Objective: Copy exactly the lines that run from the top of the listing to the line containing "(0,0) rectangle (1932,1186);", both ends included, and omit the pictures.

Recorded information:
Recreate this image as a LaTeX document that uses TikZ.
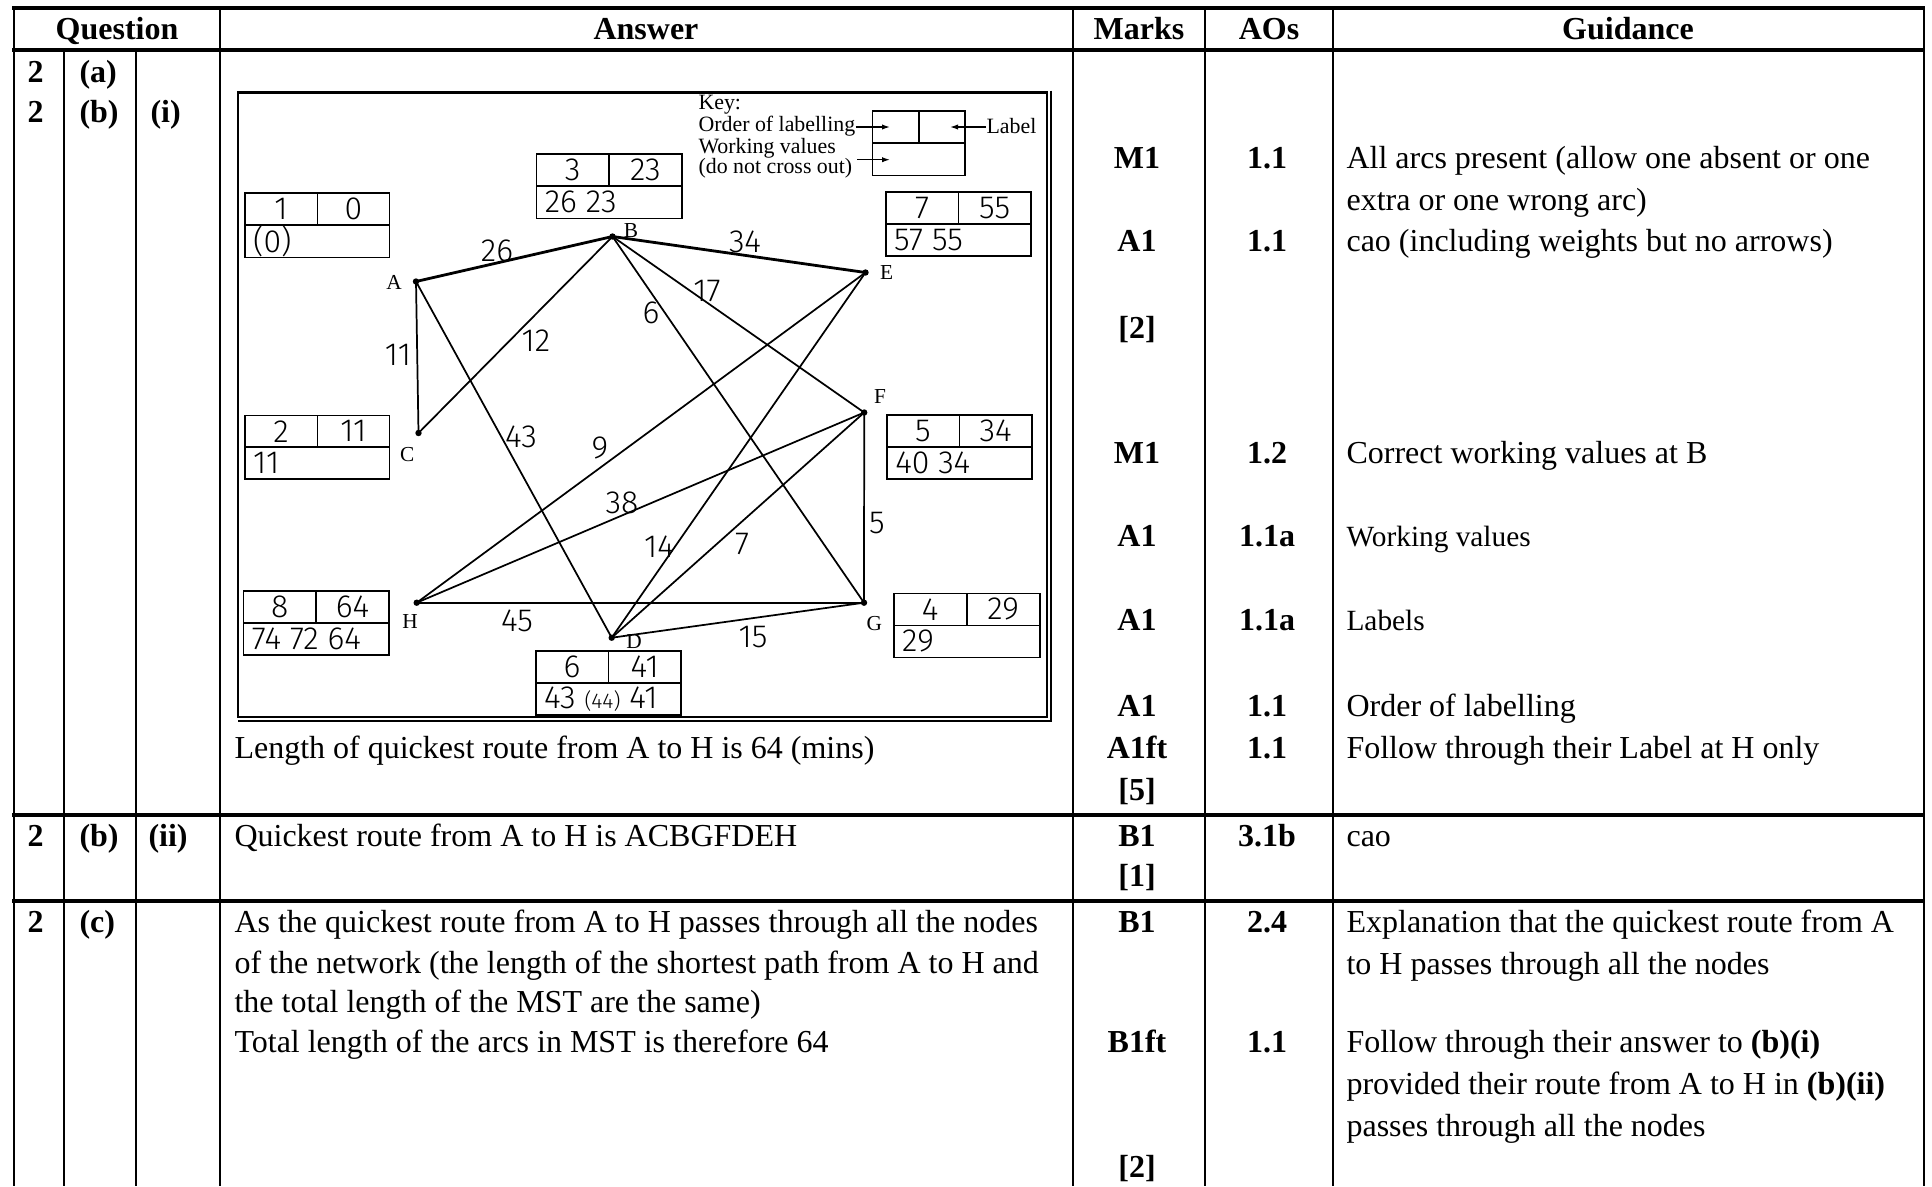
\documentclass[tikz,border=0pt]{standalone}
\usepackage{fontspec}
\setmainfont{Liberation Serif}
\newfontfamily\handfont{Fira Sans Light}
\usetikzlibrary{arrows.meta}

\tikzset{
  hline/.style={line width=1.4pt},
  vline/.style={line width=0.7pt},
  tx/.style={anchor=base west, inner sep=0pt, font=\fontsize{12}{14}\selectfont},
  txs/.style={anchor=base west, inner sep=0pt, font=\fontsize{11}{13}\selectfont},
  bx/.style={anchor=base, inner sep=0pt, font=\fontsize{12}{14}\selectfont\bfseries},
  bxw/.style={anchor=base west, inner sep=0pt, font=\fontsize{12}{14}\selectfont\bfseries},
  hand/.style={inner sep=0pt, font=\handfont\fontsize{12}{14}\selectfont},
  handw/.style={hand, anchor=west},
  vlab/.style={inner sep=0pt, font=\fontsize{8}{9}\selectfont},
  keytx/.style={anchor=west, inner sep=0pt, font=\fontsize{8.2}{9}\selectfont},
  vtx/.style={circle, fill=black, inner sep=0pt, minimum size=2.4pt},
  edge/.style={line width=0.65pt},
  bedge/.style={line width=1.05pt},
  boxline/.style={line width=0.6pt},
  frameline/.style={line width=0.8pt},
  keyarrow/.style={line width=0.5pt, -{Latex[length=3pt,width=2pt]}},
}

\newcommand{\wbox}[9]{%
  \draw[boxline] (#2,#3) rectangle (#4,#5);
  \draw[boxline] (#2,{(#3+#5)/2}) -- (#4,{(#3+#5)/2});
  \draw[boxline] (#6,#3) -- (#6,{(#3+#5)/2});
  \node[hand] (#1-o) at ({(#2+#6)/2},{#3+(#5-#3)/4}) {#7};
  \node[hand] (#1-l) at ({(#6+#4)/2},{#3+(#5-#3)/4}) {#8};
  \node[handw] (#1-w) at ({#2+8},{#3+3*(#5-#3)/4}) {#9};
}

\begin{document}
\begin{tikzpicture}[x=0.375pt,y=-0.375pt]
\useasboundingbox (0,0) rectangle (1932,1186);

% ---------- table ----------
\draw[hline] (12,8) -- (1925,8);
\draw[hline] (12,50) -- (1925,50);
\draw[hline] (12,815) -- (1925,815);
\draw[hline] (12,901) -- (1925,901);
\foreach \xx in {14,220,1073,1205,1333,1924} \draw[vline] (\xx,8) -- (\xx,1186);
\foreach \xx in {64,136} \draw[vline] (\xx,50) -- (\xx,1186);

% header
\node[bx] (hq) at (117,39) {Question};
\node[bx] (ha) at (646,39) {Answer};
\node[bx] (hm) at (1139,39) {Marks};
\node[bx] (hao) at (1269,39) {AOs};
\node[bx] (hg) at (1628,39) {Guidance};

% question numbers
\node[bxw] (q1a) at (27,82.5) {2};
\node[bxw] (q1b) at (79,82.5) {(a)};
\node[bxw] (q2a) at (27,122.5) {2};
\node[bxw] (q2b) at (79,122.5) {(b)};
\node[bxw] (q2c) at (150,122.5) {(i)};
\node[bxw] (q3a) at (27,846.5) {2};
\node[bxw] (q3b) at (79,846.5) {(b)};
\node[bxw] (q3c) at (148,846.5) {(ii)};
\node[bxw] (q4a) at (27,932.5) {2};
\node[bxw] (q4b) at (79,932.5) {(c)};

% marks
\node[bx] (m1) at (1137,168.5) {M1};
\node[bx] (m2) at (1137,251.5) {A1};
\node[bx] (m3) at (1137,338.5) {[2]};
\node[bx] (m4) at (1137,463.5) {M1};
\node[bx] (m5) at (1137,546.5) {A1};
\node[bx] (m6) at (1137,630.5) {A1};
\node[bx] (m7) at (1137,716) {A1};
\node[bx] (m8) at (1137,758.5) {A1ft};
\node[bx] (m9) at (1137,800.5) {[5]};
\node[bx] (m10) at (1137,846.5) {B1};
\node[bx] (m11) at (1137,886.5) {[1]};
\node[bx] (m12) at (1137,932.5) {B1};
\node[bx] (m13) at (1137,1052) {B1ft};
\node[bx] (m14) at (1137,1177) {[2]};

% AOs
\node[bx] (a1) at (1267,168.5) {1.1};
\node[bx] (a2) at (1267,251.5) {1.1};
\node[bx] (a3) at (1267,463.5) {1.2};
\node[bx] (a4) at (1267,546.5) {1.1a};
\node[bx] (a5) at (1267,630.5) {1.1a};
\node[bx] (a6) at (1267,716) {1.1};
\node[bx] (a7) at (1267,758.5) {1.1};
\node[bx] (a8) at (1267,846.5) {3.1b};
\node[bx] (a9) at (1267,932.5) {2.4};
\node[bx] (a10) at (1267,1052) {1.1};

% guidance
\node[tx] (g1) at (1346,168.5) {All arcs present (allow one absent or one};
\node[tx] (g2) at (1346,210) {extra or one wrong arc)};
\node[tx] (g3) at (1346,251.5) {cao (including weights but no arrows)};
\node[tx] (g4) at (1346,463.5) {Correct working values at B};
\node[txs] (g5) at (1346,546.5) {Working values};
\node[txs] (g6) at (1346,630.5) {Labels};
\node[tx] (g7) at (1346,716) {Order of labelling};
\node[tx] (g8) at (1346,758.5) {Follow through their Label at H only};
\node[tx] (g9) at (1346,846.5) {cao};
\node[tx] (g10) at (1346,932.5) {Explanation that the quickest route from A};
\node[tx] (g11) at (1346,974) {to H passes through all the nodes};
\node[tx] (g12) at (1346,1052) {Follow through their answer to \textbf{(b)(i)}};
\node[tx] (g13) at (1346,1094.5) {provided their route from A to H in \textbf{(b)(ii)}};
\node[tx] (g14) at (1346,1136.5) {passes through all the nodes};

% answers
\node[tx] (t1) at (234,758.5) {Length of quickest route from A to H is 64 (mins)};
\node[tx] (t2) at (234,846.5) {Quickest route from A to H is ACBGFDEH};
\node[tx] (t3) at (234,932.5) {As the quickest route from A to H passes through all the nodes};
\node[tx] (t4) at (234,973) {of the network (the length of the shortest path from A to H and};
\node[tx] (t5) at (234,1012) {the total length of the MST are the same)};
\node[tx] (t6) at (234,1052) {Total length of the arcs in MST is therefore 64};

% ---------- graph picture ----------
\draw[frameline] (238,92.5) rectangle (1047,717.3);
\draw[frameline] (1051,90.5) -- (1051,721) -- (238,721);

% key
\node[keytx] (kk) at (698,105) {Key:};
\node[keytx] (ko) at (698,126) {Order of labelling};
\node[keytx] (kw) at (698,148.7) {Working values};
\node[keytx] (kd) at (698,168) {(do not cross out)};
\node[keytx] (kl) at (986,126) {Label};
\draw[boxline] (872.3,110.7) rectangle (965,175.3);
\draw[boxline] (872.3,143) -- (965,143);
\draw[boxline] (919,110.7) -- (919,143);
\coordinate (ka1) at (890,127);
\coordinate (ka2) at (950,127);
\coordinate (ka3s) at (857,159.7);
\coordinate (ka3) at (890,159.7);
\draw[keyarrow] (ko.east |- ka1) -- (ka1);
\draw[keyarrow] (kl.west |- ka2) -- (ka2);
\draw[keyarrow] (ka3s) -- (ka3);

% vertices
\node[vtx] (A) at (416,281.5) {};
\node[vtx] (B) at (612.5,236.5) {};
\node[vtx] (C) at (418.5,433) {};
\node[vtx] (D) at (611.7,637.7) {};
\node[vtx] (E) at (865.5,272.5) {};
\node[vtx] (F) at (864.2,412.5) {};
\node[vtx] (G) at (864,602.7) {};
\node[vtx] (H) at (416.7,602.7) {};

\node[vlab] (lA) at (394,282) {A};
\node[vlab] (lB) at (631,230.7) {B};
\node[vlab] (lC) at (407.3,455) {C};
\node[vlab] (lD) at (634,641.7) {D};
\node[vlab] (lE) at (886.7,273) {E};
\node[vlab] (lF) at (880,396.3) {F};
\node[vlab] (lG) at (874.3,623.3) {G};
\node[vlab] (lH) at (410,621.7) {H};

% arcs
\draw[bedge] (A.center) -- (B.center);
\draw[bedge] (B.center) -- (E.center);
\draw[edge] (A.center) -- (C.center);
\draw[edge] (C.center) -- (B.center);
\draw[edge] (A.center) -- (D.center);
\draw[edge] (B.center) -- (G.center);
\draw[edge] (B.center) -- (F.center);
\draw[edge] (E.center) -- (H.center);
\draw[edge] (E.center) -- (D.center);
\draw[edge] (F.center) -- (H.center);
\draw[edge] (F.center) -- (D.center);
\draw[edge] (F.center) -- (G.center);
\draw[edge] (H.center) -- (G.center);
\draw[edge] (D.center) -- (G.center);

% weights
\node[hand] (w26) at (497,251) {26};
\node[hand] (w34) at (745,242) {34};
\node[hand] (w11) at (398,355) {11};
\node[hand] (w12) at (536,341) {12};
\node[hand] (w6) at (651,313) {6};
\node[hand] (w17) at (707,291) {17};
\node[hand] (w43) at (521,437) {43};
\node[hand] (w9) at (600,448) {9};
\node[hand] (w38) at (622,503) {38};
\node[hand] (w14) at (659,547) {14};
\node[hand] (w7) at (742,544) {7};
\node[hand] (w5) at (877,523) {5};
\node[hand] (w45) at (517,621) {45};
\node[hand] (w15) at (753,637) {15};

% working boxes
\wbox{bA}{244.7}{193}{389.3}{257.3}{317.3}{1}{0}{(0)}
\wbox{bB}{536.3}{154}{681.7}{218.3}{609}{3}{23}{26 23}
\wbox{bE}{885.7}{192}{1031}{255.7}{958.3}{7}{55}{57 55}
\wbox{bC}{244.7}{415.3}{389.3}{479}{317.3}{2}{11}{11}
\wbox{bF}{886.7}{415}{1032}{478.7}{959.3}{5}{34}{40 34}
\wbox{bH}{243.3}{591}{389}{655}{316}{8}{64}{74 72 64}
\wbox{bG}{893.7}{593.3}{1039.7}{657.3}{966.7}{4}{29}{29}
\wbox{bD}{535.7}{650.7}{681}{715}{608.3}{6}{41}{43 {\fontsize{8}{9}\selectfont(44)} 41}

\end{tikzpicture}
\end{document}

Solution for this exercise:
Recreate this image as a LaTeX document that uses TikZ.
\documentclass[tikz,border=0pt]{standalone}
\usepackage{fontspec}
\setmainfont{Liberation Serif}
\newfontfamily\handfont{Fira Sans Light}
\usetikzlibrary{arrows.meta}

\tikzset{
  hline/.style={line width=1.4pt},
  vline/.style={line width=0.7pt},
  tx/.style={anchor=base west, inner sep=0pt, font=\fontsize{12}{14}\selectfont},
  txs/.style={anchor=base west, inner sep=0pt, font=\fontsize{11}{13}\selectfont},
  bx/.style={anchor=base, inner sep=0pt, font=\fontsize{12}{14}\selectfont\bfseries},
  bxw/.style={anchor=base west, inner sep=0pt, font=\fontsize{12}{14}\selectfont\bfseries},
  hand/.style={inner sep=0pt, font=\handfont\fontsize{12}{14}\selectfont},
  handw/.style={hand, anchor=west},
  vlab/.style={inner sep=0pt, font=\fontsize{8}{9}\selectfont},
  keytx/.style={anchor=west, inner sep=0pt, font=\fontsize{8.2}{9}\selectfont},
  vtx/.style={circle, fill=black, inner sep=0pt, minimum size=2.4pt},
  edge/.style={line width=0.65pt},
  bedge/.style={line width=1.05pt},
  boxline/.style={line width=0.6pt},
  frameline/.style={line width=0.8pt},
  keyarrow/.style={line width=0.5pt, -{Latex[length=3pt,width=2pt]}},
}

\newcommand{\wbox}[9]{%
  \draw[boxline] (#2,#3) rectangle (#4,#5);
  \draw[boxline] (#2,{(#3+#5)/2}) -- (#4,{(#3+#5)/2});
  \draw[boxline] (#6,#3) -- (#6,{(#3+#5)/2});
  \node[hand] (#1-o) at ({(#2+#6)/2},{#3+(#5-#3)/4}) {#7};
  \node[hand] (#1-l) at ({(#6+#4)/2},{#3+(#5-#3)/4}) {#8};
  \node[handw] (#1-w) at ({#2+8},{#3+3*(#5-#3)/4}) {#9};
}

\begin{document}
\begin{tikzpicture}[x=0.375pt,y=-0.375pt]
\useasboundingbox (0,0) rectangle (1932,1186);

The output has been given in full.